Copy out the listing in full, exactly as written, but not its pictures.

:: Given information ::

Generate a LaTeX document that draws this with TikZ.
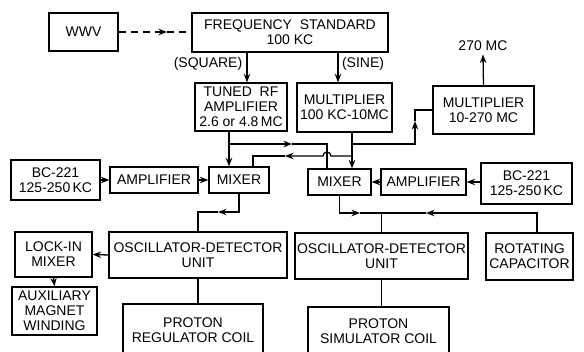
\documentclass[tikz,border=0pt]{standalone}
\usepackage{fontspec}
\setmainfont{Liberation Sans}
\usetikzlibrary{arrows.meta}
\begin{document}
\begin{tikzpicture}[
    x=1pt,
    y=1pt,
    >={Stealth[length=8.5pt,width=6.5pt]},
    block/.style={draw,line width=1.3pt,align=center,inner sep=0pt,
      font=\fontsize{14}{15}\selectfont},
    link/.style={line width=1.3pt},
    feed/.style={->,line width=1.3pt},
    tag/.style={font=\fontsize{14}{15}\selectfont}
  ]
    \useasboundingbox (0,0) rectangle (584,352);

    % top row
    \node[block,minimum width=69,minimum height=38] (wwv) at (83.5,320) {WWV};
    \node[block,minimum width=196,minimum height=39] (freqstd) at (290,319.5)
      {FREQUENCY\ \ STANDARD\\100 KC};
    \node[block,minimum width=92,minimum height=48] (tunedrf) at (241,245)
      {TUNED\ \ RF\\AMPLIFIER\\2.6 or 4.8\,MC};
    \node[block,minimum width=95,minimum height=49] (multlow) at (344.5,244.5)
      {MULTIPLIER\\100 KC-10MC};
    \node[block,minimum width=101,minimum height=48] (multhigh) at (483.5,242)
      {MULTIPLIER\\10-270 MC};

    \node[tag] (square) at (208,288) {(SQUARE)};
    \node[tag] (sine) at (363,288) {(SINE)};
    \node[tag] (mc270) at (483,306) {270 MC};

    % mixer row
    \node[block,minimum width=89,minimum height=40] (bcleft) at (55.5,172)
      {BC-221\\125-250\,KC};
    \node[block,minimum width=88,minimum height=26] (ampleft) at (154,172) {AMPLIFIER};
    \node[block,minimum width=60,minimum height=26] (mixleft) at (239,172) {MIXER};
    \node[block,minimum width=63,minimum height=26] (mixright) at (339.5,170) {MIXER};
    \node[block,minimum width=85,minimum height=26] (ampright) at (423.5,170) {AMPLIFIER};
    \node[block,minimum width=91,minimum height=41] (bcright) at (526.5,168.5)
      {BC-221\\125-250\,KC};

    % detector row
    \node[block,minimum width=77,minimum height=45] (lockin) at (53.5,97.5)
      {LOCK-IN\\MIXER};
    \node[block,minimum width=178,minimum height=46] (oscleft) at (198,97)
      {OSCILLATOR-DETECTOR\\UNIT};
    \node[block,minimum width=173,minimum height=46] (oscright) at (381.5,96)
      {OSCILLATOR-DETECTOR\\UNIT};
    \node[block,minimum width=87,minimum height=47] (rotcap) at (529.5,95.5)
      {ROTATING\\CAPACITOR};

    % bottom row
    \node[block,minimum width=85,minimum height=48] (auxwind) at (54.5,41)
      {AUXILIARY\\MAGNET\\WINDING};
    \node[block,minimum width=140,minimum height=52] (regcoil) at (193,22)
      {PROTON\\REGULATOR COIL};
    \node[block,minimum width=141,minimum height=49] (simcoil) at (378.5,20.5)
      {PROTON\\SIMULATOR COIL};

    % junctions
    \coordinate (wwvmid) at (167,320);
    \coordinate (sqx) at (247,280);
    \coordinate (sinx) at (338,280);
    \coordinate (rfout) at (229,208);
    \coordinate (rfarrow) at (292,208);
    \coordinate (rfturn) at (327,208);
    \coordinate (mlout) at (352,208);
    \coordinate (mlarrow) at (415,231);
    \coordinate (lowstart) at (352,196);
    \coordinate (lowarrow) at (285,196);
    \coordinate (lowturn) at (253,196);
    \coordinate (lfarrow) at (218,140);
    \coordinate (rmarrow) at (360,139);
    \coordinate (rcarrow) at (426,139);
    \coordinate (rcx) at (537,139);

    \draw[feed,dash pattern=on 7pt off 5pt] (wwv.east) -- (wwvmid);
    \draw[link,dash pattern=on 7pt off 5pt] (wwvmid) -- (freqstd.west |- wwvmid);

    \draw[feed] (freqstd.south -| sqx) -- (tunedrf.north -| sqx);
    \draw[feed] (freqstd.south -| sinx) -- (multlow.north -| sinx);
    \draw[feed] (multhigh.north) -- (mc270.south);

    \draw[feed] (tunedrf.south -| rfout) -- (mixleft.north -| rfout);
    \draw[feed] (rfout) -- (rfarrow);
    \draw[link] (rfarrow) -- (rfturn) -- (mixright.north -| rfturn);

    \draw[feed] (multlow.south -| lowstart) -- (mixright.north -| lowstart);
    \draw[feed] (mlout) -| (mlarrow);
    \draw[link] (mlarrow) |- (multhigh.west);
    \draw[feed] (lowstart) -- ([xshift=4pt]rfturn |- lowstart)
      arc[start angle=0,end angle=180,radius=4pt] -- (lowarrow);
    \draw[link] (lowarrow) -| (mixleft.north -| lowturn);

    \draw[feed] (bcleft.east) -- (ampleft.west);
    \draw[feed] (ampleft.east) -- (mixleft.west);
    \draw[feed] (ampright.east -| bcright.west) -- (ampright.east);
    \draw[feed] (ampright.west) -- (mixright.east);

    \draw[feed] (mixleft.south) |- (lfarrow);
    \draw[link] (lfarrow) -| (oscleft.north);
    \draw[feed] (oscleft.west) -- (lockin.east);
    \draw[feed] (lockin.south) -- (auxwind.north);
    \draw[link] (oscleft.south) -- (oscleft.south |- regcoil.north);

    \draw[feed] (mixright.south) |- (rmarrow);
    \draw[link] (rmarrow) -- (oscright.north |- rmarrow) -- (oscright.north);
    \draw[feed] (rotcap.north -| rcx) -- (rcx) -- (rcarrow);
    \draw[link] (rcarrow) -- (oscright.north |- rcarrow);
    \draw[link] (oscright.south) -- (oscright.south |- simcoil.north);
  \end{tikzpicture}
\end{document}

:::

### Answer to the task
Generate a LaTeX document that draws this with TikZ.
\documentclass[tikz,border=0pt]{standalone}
\usepackage{fontspec}
\setmainfont{Liberation Sans}
\usetikzlibrary{arrows.meta}
\begin{document}
\begin{tikzpicture}[
    x=1pt,
    y=1pt,
    >={Stealth[length=8.5pt,width=6.5pt]},
    block/.style={draw,line width=1.3pt,align=center,inner sep=0pt,
      font=\fontsize{14}{15}\selectfont},
    link/.style={line width=1.3pt},
    feed/.style={->,line width=1.3pt},
    tag/.style={font=\fontsize{14}{15}\selectfont}
  ]
    \useasboundingbox (0,0) rectangle (584,352);

    % top row
    \node[block,minimum width=69,minimum height=38] (wwv) at (83.5,320) {WWV};
    \node[block,minimum width=196,minimum height=39] (freqstd) at (290,319.5)
      {FREQUENCY\ \ STANDARD\\100 KC};
    \node[block,minimum width=92,minimum height=48] (tunedrf) at (241,245)
      {TUNED\ \ RF\\AMPLIFIER\\2.6 or 4.8\,MC};
    \node[block,minimum width=95,minimum height=49] (multlow) at (344.5,244.5)
      {MULTIPLIER\\100 KC-10MC};
    \node[block,minimum width=101,minimum height=48] (multhigh) at (483.5,242)
      {MULTIPLIER\\10-270 MC};

    \node[tag] (square) at (208,288) {(SQUARE)};
    \node[tag] (sine) at (363,288) {(SINE)};
    \node[tag] (mc270) at (483,306) {270 MC};

    % mixer row
    \node[block,minimum width=89,minimum height=40] (bcleft) at (55.5,172)
      {BC-221\\125-250\,KC};
    \node[block,minimum width=88,minimum height=26] (ampleft) at (154,172) {AMPLIFIER};
    \node[block,minimum width=60,minimum height=26] (mixleft) at (239,172) {MIXER};
    \node[block,minimum width=63,minimum height=26] (mixright) at (339.5,170) {MIXER};
    \node[block,minimum width=85,minimum height=26] (ampright) at (423.5,170) {AMPLIFIER};
    \node[block,minimum width=91,minimum height=41] (bcright) at (526.5,168.5)
      {BC-221\\125-250\,KC};

    % detector row
    \node[block,minimum width=77,minimum height=45] (lockin) at (53.5,97.5)
      {LOCK-IN\\MIXER};
    \node[block,minimum width=178,minimum height=46] (oscleft) at (198,97)
      {OSCILLATOR-DETECTOR\\UNIT};
    \node[block,minimum width=173,minimum height=46] (oscright) at (381.5,96)
      {OSCILLATOR-DETECTOR\\UNIT};
    \node[block,minimum width=87,minimum height=47] (rotcap) at (529.5,95.5)
      {ROTATING\\CAPACITOR};

    % bottom row
    \node[block,minimum width=85,minimum height=48] (auxwind) at (54.5,41)
      {AUXILIARY\\MAGNET\\WINDING};
    \node[block,minimum width=140,minimum height=52] (regcoil) at (193,22)
      {PROTON\\REGULATOR COIL};
    \node[block,minimum width=141,minimum height=49] (simcoil) at (378.5,20.5)
      {PROTON\\SIMULATOR COIL};

    % junctions
    \coordinate (wwvmid) at (167,320);
    \coordinate (sqx) at (247,280);
    \coordinate (sinx) at (338,280);
    \coordinate (rfout) at (229,208);
    \coordinate (rfarrow) at (292,208);
    \coordinate (rfturn) at (327,208);
    \coordinate (mlout) at (352,208);
    \coordinate (mlarrow) at (415,231);
    \coordinate (lowstart) at (352,196);
    \coordinate (lowarrow) at (285,196);
    \coordinate (lowturn) at (253,196);
    \coordinate (lfarrow) at (218,140);
    \coordinate (rmarrow) at (360,139);
    \coordinate (rcarrow) at (426,139);
    \coordinate (rcx) at (537,139);

    \draw[feed,dash pattern=on 7pt off 5pt] (wwv.east) -- (wwvmid);
    \draw[link,dash pattern=on 7pt off 5pt] (wwvmid) -- (freqstd.west |- wwvmid);

    \draw[feed] (freqstd.south -| sqx) -- (tunedrf.north -| sqx);
    \draw[feed] (freqstd.south -| sinx) -- (multlow.north -| sinx);
    \draw[feed] (multhigh.north) -- (mc270.south);

    \draw[feed] (tunedrf.south -| rfout) -- (mixleft.north -| rfout);
    \draw[feed] (rfout) -- (rfarrow);
    \draw[link] (rfarrow) -- (rfturn) -- (mixright.north -| rfturn);

    \draw[feed] (multlow.south -| lowstart) -- (mixright.north -| lowstart);
    \draw[feed] (mlout) -| (mlarrow);
    \draw[link] (mlarrow) |- (multhigh.west);
    \draw[feed] (lowstart) -- ([xshift=4pt]rfturn |- lowstart)
      arc[start angle=0,end angle=180,radius=4pt] -- (lowarrow);
    \draw[link] (lowarrow) -| (mixleft.north -| lowturn);

    \draw[feed] (bcleft.east) -- (ampleft.west);
    \draw[feed] (ampleft.east) -- (mixleft.west);
    \draw[feed] (ampright.east -| bcright.west) -- (ampright.east);
    \draw[feed] (ampright.west) -- (mixright.east);

    \draw[feed] (mixleft.south) |- (lfarrow);
    \draw[link] (lfarrow) -| (oscleft.north);
    \draw[feed] (oscleft.west) -- (lockin.east);
    \draw[feed] (lockin.south) -- (auxwind.north);
    \draw[link] (oscleft.south) -- (oscleft.south |- regcoil.north);

    \draw[feed] (mixright.south) |- (rmarrow);
    \draw[link] (rmarrow) -- (oscright.north |- rmarrow) -- (oscright.north);
    \draw[feed] (rotcap.north -| rcx) -- (rcx) -- (rcarrow);
    \draw[link] (rcarrow) -- (oscright.north |- rcarrow);
    \draw[link] (oscright.south) -- (oscright.south |- simcoil.north);
  \end{tikzpicture}
\end{document}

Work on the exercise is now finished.